EXERCISE OBJECTIVE -> Reproduce every line of the listing as written, apart from the pictures.
## Start RECORDS TO USE
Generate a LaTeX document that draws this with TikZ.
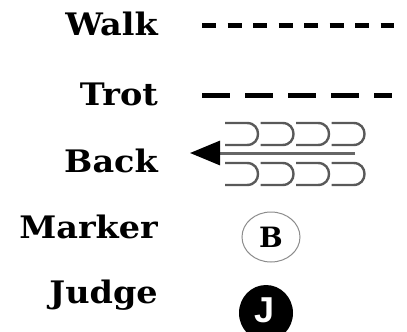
\documentclass[tikz,border=0pt]{standalone}
\usepackage{fontspec}
\setmainfont{DejaVu Serif}
\newfontfamily\jfont{Liberation Sans}
\usetikzlibrary{arrows.meta,shapes.geometric}
\begin{document}
\begin{tikzpicture}[x=1pt,y=-1pt,
  lbl/.style={anchor=base east,inner sep=0pt,xscale=1.08,font=\fontsize{31}{31}\selectfont\bfseries},
  walkline/.style={line width=5pt,dash pattern=on 14pt off 11.5pt},
  trotline/.style={line width=5pt,dash pattern=on 28pt off 15pt},
  ushape/.style={line width=2.4pt,draw=black!65},
  backarrow/.style={line width=3pt,draw=black!60,-{Triangle[length=30pt,width=24pt,color=black]}}]
\useasboundingbox (0,0) rectangle (407,332);
\begin{scope}
\clip (0,0) rectangle (407,332);
\node[lbl] (walk) at (158,35) {Walk};
\node[lbl] (trot) at (158,105) {Trot};
\node[lbl] (back) at (158,172) {Back};
\node[lbl] (marker) at (158,238) {Marker};
\node[lbl] (judge) at (158,303) {Judge};
\coordinate (w1) at (202,25); \coordinate (w2) at (394,25);
\draw[walkline] (w1) -- (w2);
\coordinate (t1) at (202,95); \coordinate (t2) at (392,95);
\draw[trotline] (t1) -- (t2);
\foreach \i in {0,1,2,3}{
  \pgfmathsetmacro{\xa}{225+35.5*\i}
  \pgfmathsetmacro{\xb}{247+35.5*\i}
  \pgfmathsetmacro{\xc}{261.7+35.5*\i}
  \draw[ushape] (\xa,123) -- (\xb,123) .. controls (\xc,123) and (\xc,145) .. (\xb,145) -- (\xa,145);
  \draw[ushape] (\xa,163) -- (\xb,163) .. controls (\xc,163) and (\xc,185) .. (\xb,185) -- (\xa,185);
}
\coordinate (b1) at (355,153); \coordinate (b2) at (190,153);
\draw[backarrow] (b1) -- (b2);
\node[draw=black!45,line width=1pt,ellipse,minimum width=58pt,minimum height=50pt,inner sep=0pt,font=\fontsize{28}{28}\selectfont\bfseries] (bm) at (271,237) {B};
\fill[black] (266,313) ellipse [x radius=27, y radius=28];
\node[inner sep=0pt,text=white,font=\jfont\fontsize{36}{36}\selectfont\bfseries] (jm) at (265,310) {J};
\end{scope}
\end{tikzpicture}
\end{document}
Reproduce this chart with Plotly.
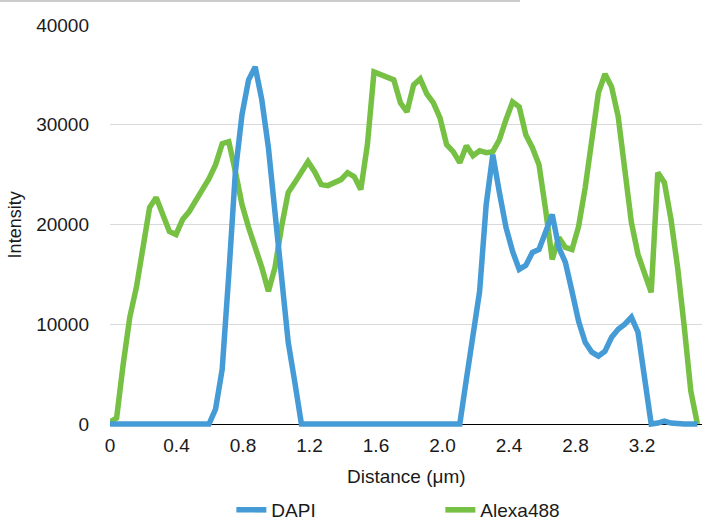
## End RECORDS TO USE
FINAL ANSWER ->
Generate a LaTeX document that draws this with TikZ.
\documentclass[tikz,border=0pt]{standalone}
\usepackage{fontspec}
\setmainfont{DejaVu Serif}
\newfontfamily\jfont{Liberation Sans}
\usetikzlibrary{arrows.meta,shapes.geometric}
\begin{document}
\begin{tikzpicture}[x=1pt,y=-1pt,
  lbl/.style={anchor=base east,inner sep=0pt,xscale=1.08,font=\fontsize{31}{31}\selectfont\bfseries},
  walkline/.style={line width=5pt,dash pattern=on 14pt off 11.5pt},
  trotline/.style={line width=5pt,dash pattern=on 28pt off 15pt},
  ushape/.style={line width=2.4pt,draw=black!65},
  backarrow/.style={line width=3pt,draw=black!60,-{Triangle[length=30pt,width=24pt,color=black]}}]
\useasboundingbox (0,0) rectangle (407,332);
\begin{scope}
\clip (0,0) rectangle (407,332);
\node[lbl] (walk) at (158,35) {Walk};
\node[lbl] (trot) at (158,105) {Trot};
\node[lbl] (back) at (158,172) {Back};
\node[lbl] (marker) at (158,238) {Marker};
\node[lbl] (judge) at (158,303) {Judge};
\coordinate (w1) at (202,25); \coordinate (w2) at (394,25);
\draw[walkline] (w1) -- (w2);
\coordinate (t1) at (202,95); \coordinate (t2) at (392,95);
\draw[trotline] (t1) -- (t2);
\foreach \i in {0,1,2,3}{
  \pgfmathsetmacro{\xa}{225+35.5*\i}
  \pgfmathsetmacro{\xb}{247+35.5*\i}
  \pgfmathsetmacro{\xc}{261.7+35.5*\i}
  \draw[ushape] (\xa,123) -- (\xb,123) .. controls (\xc,123) and (\xc,145) .. (\xb,145) -- (\xa,145);
  \draw[ushape] (\xa,163) -- (\xb,163) .. controls (\xc,163) and (\xc,185) .. (\xb,185) -- (\xa,185);
}
\coordinate (b1) at (355,153); \coordinate (b2) at (190,153);
\draw[backarrow] (b1) -- (b2);
\node[draw=black!45,line width=1pt,ellipse,minimum width=58pt,minimum height=50pt,inner sep=0pt,font=\fontsize{28}{28}\selectfont\bfseries] (bm) at (271,237) {B};
\fill[black] (266,313) ellipse [x radius=27, y radius=28];
\node[inner sep=0pt,text=white,font=\jfont\fontsize{36}{36}\selectfont\bfseries] (jm) at (265,310) {J};
\end{scope}
\end{tikzpicture}
\end{document}
Reproduce this chart with Plotly.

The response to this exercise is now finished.